### Task details
Take the lines from the beginning of the data below through the line holding "const dayOffsets = d3.range(0, 366, 5);" and return exactly those.

### Source material
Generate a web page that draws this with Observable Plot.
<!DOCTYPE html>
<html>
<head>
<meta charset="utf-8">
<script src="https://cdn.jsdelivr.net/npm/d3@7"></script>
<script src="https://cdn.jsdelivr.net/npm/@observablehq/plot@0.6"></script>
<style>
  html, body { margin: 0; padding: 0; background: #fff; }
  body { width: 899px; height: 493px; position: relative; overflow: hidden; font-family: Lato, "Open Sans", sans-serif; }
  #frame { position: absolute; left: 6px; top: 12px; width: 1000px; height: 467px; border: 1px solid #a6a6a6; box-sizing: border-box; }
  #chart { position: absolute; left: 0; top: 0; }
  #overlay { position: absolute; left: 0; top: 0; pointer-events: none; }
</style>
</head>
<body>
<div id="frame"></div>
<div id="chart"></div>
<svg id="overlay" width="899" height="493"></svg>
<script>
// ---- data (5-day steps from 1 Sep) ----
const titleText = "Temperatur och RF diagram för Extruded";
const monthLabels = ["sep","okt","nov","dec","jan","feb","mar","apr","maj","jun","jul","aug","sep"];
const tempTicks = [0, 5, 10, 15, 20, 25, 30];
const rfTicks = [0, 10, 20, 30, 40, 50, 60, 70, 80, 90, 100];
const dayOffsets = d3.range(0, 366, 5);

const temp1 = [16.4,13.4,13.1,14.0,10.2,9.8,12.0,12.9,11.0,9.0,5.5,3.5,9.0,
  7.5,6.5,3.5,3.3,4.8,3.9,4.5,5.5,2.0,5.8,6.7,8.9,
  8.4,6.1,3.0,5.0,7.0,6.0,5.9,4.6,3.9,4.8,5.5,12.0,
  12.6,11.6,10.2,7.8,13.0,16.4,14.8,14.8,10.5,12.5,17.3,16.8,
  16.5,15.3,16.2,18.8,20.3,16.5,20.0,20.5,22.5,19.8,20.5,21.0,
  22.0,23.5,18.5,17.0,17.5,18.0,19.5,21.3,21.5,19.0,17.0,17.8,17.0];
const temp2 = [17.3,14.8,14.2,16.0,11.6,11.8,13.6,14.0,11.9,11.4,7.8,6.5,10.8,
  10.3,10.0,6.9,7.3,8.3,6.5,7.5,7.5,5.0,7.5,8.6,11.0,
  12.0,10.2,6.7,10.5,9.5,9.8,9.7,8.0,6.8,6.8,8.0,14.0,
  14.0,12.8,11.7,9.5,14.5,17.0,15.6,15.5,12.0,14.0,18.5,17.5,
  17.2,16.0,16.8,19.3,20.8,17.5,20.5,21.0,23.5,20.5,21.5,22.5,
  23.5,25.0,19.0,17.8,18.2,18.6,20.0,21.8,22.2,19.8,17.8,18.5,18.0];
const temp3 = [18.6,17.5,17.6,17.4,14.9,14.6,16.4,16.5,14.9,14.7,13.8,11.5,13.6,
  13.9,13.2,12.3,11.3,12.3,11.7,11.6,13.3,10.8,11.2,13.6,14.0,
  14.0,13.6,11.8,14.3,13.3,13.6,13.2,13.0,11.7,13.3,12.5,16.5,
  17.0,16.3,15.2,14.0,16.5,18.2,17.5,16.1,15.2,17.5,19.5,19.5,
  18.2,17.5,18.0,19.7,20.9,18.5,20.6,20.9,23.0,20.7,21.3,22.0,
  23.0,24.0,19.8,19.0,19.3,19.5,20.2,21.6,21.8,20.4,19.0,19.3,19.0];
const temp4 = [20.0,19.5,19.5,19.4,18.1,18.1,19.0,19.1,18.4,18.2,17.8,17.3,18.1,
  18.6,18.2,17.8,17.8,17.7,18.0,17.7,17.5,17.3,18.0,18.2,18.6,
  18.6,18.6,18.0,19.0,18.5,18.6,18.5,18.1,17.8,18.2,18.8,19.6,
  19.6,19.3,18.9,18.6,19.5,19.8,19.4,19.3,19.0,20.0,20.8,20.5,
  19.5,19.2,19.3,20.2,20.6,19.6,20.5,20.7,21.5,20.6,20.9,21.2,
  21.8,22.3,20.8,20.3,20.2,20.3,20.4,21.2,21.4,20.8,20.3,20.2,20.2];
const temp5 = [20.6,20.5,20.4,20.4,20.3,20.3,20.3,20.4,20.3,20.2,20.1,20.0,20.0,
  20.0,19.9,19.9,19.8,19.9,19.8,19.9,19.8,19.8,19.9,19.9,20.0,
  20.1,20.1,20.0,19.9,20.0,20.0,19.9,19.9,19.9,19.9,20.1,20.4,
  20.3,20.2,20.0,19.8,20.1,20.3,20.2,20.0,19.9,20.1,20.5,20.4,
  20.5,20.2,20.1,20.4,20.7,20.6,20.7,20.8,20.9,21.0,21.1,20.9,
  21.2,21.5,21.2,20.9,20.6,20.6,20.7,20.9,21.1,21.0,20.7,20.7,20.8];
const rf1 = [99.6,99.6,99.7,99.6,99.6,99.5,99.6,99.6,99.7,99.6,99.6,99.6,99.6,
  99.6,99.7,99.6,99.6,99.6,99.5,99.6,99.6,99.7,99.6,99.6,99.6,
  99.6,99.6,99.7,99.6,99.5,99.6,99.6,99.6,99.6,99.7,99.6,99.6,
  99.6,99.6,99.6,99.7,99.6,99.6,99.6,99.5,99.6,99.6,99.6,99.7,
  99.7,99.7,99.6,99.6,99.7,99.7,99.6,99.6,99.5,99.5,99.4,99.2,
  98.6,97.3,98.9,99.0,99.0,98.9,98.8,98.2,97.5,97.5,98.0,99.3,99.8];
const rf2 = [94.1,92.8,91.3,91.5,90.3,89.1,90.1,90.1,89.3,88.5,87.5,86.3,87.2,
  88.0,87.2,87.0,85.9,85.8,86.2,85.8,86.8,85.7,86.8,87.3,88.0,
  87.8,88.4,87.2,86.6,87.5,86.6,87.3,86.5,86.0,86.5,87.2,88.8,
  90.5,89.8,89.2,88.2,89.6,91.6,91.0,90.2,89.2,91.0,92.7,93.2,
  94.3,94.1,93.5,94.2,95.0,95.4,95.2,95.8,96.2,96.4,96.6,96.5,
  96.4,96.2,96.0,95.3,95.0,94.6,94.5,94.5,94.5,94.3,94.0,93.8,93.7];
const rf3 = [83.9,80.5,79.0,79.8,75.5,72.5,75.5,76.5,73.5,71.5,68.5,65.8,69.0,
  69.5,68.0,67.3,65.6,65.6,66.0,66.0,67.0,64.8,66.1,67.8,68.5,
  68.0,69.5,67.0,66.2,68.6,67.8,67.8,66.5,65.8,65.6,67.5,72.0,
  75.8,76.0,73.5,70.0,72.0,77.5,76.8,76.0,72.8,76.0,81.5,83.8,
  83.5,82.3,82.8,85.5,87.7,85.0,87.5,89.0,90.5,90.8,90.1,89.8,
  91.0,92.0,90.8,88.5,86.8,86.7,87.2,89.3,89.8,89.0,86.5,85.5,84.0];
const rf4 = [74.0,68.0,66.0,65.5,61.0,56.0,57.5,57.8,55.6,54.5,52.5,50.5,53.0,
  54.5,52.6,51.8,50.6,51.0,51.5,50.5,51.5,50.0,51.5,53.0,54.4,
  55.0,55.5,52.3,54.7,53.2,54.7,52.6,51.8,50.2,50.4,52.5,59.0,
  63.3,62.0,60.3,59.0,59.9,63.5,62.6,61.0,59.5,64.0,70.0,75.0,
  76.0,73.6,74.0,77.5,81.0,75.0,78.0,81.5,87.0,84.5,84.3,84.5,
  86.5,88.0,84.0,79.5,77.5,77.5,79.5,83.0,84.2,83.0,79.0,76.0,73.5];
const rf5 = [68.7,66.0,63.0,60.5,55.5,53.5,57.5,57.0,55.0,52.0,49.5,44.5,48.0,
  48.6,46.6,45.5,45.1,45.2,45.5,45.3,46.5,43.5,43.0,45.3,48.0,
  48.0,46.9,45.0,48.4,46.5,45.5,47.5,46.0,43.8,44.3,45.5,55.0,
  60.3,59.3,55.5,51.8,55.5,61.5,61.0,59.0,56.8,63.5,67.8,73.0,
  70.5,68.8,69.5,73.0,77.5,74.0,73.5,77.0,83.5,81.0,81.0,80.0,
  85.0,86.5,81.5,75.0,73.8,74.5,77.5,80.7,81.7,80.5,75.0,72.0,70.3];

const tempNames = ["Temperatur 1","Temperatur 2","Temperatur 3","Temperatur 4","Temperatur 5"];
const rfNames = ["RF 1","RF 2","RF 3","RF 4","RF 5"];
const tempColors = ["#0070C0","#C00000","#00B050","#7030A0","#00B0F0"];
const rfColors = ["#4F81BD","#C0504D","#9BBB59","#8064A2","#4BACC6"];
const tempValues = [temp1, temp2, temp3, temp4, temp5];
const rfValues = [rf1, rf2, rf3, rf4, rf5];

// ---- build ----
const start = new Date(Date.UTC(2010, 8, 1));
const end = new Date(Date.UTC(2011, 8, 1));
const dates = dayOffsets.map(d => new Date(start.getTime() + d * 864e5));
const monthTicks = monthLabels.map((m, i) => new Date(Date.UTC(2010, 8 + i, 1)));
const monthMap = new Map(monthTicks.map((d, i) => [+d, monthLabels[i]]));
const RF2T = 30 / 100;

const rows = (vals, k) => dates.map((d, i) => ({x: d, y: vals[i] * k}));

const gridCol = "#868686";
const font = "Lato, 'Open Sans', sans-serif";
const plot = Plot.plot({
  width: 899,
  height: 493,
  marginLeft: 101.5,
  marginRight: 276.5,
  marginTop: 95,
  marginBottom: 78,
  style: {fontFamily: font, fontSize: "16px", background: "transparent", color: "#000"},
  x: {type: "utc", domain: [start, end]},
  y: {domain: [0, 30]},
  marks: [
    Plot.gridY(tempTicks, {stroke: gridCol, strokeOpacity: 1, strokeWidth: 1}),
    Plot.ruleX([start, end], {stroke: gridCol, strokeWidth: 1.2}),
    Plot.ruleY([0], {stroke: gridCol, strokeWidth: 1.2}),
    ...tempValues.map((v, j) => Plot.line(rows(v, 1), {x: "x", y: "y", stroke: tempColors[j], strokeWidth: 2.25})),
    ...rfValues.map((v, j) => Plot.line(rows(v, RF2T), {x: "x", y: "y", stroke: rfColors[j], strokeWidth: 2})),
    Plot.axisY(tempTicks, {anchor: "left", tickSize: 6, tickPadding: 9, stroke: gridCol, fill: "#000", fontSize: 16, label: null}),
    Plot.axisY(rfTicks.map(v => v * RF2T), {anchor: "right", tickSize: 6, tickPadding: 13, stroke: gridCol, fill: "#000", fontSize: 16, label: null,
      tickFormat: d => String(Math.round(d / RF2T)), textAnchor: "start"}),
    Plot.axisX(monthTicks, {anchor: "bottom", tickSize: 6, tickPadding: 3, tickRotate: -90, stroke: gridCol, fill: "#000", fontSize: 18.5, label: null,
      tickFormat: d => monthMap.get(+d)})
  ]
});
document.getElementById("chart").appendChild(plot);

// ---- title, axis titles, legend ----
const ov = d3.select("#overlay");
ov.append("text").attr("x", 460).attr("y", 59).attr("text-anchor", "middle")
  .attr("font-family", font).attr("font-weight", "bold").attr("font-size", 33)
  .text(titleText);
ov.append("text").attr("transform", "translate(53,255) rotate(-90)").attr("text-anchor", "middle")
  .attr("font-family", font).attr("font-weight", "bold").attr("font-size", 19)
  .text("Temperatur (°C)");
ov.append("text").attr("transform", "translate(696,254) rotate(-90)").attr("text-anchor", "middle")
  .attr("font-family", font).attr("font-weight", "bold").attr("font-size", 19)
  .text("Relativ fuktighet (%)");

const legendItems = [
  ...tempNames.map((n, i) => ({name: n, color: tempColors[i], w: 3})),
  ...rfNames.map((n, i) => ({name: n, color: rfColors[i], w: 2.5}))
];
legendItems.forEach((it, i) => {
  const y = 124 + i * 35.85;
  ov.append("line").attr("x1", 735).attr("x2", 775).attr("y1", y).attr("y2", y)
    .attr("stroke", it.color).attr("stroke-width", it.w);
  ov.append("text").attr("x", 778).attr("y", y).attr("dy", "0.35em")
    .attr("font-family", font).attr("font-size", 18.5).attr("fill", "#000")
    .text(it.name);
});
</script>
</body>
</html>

### Worked solution
Generate a web page that draws this with Observable Plot.
<!DOCTYPE html>
<html>
<head>
<meta charset="utf-8">
<script src="https://cdn.jsdelivr.net/npm/d3@7"></script>
<script src="https://cdn.jsdelivr.net/npm/@observablehq/plot@0.6"></script>
<style>
  html, body { margin: 0; padding: 0; background: #fff; }
  body { width: 899px; height: 493px; position: relative; overflow: hidden; font-family: Lato, "Open Sans", sans-serif; }
  #frame { position: absolute; left: 6px; top: 12px; width: 1000px; height: 467px; border: 1px solid #a6a6a6; box-sizing: border-box; }
  #chart { position: absolute; left: 0; top: 0; }
  #overlay { position: absolute; left: 0; top: 0; pointer-events: none; }
</style>
</head>
<body>
<div id="frame"></div>
<div id="chart"></div>
<svg id="overlay" width="899" height="493"></svg>
<script>
// ---- data (5-day steps from 1 Sep) ----
const titleText = "Temperatur och RF diagram för Extruded";
const monthLabels = ["sep","okt","nov","dec","jan","feb","mar","apr","maj","jun","jul","aug","sep"];
const tempTicks = [0, 5, 10, 15, 20, 25, 30];
const rfTicks = [0, 10, 20, 30, 40, 50, 60, 70, 80, 90, 100];
const dayOffsets = d3.range(0, 366, 5);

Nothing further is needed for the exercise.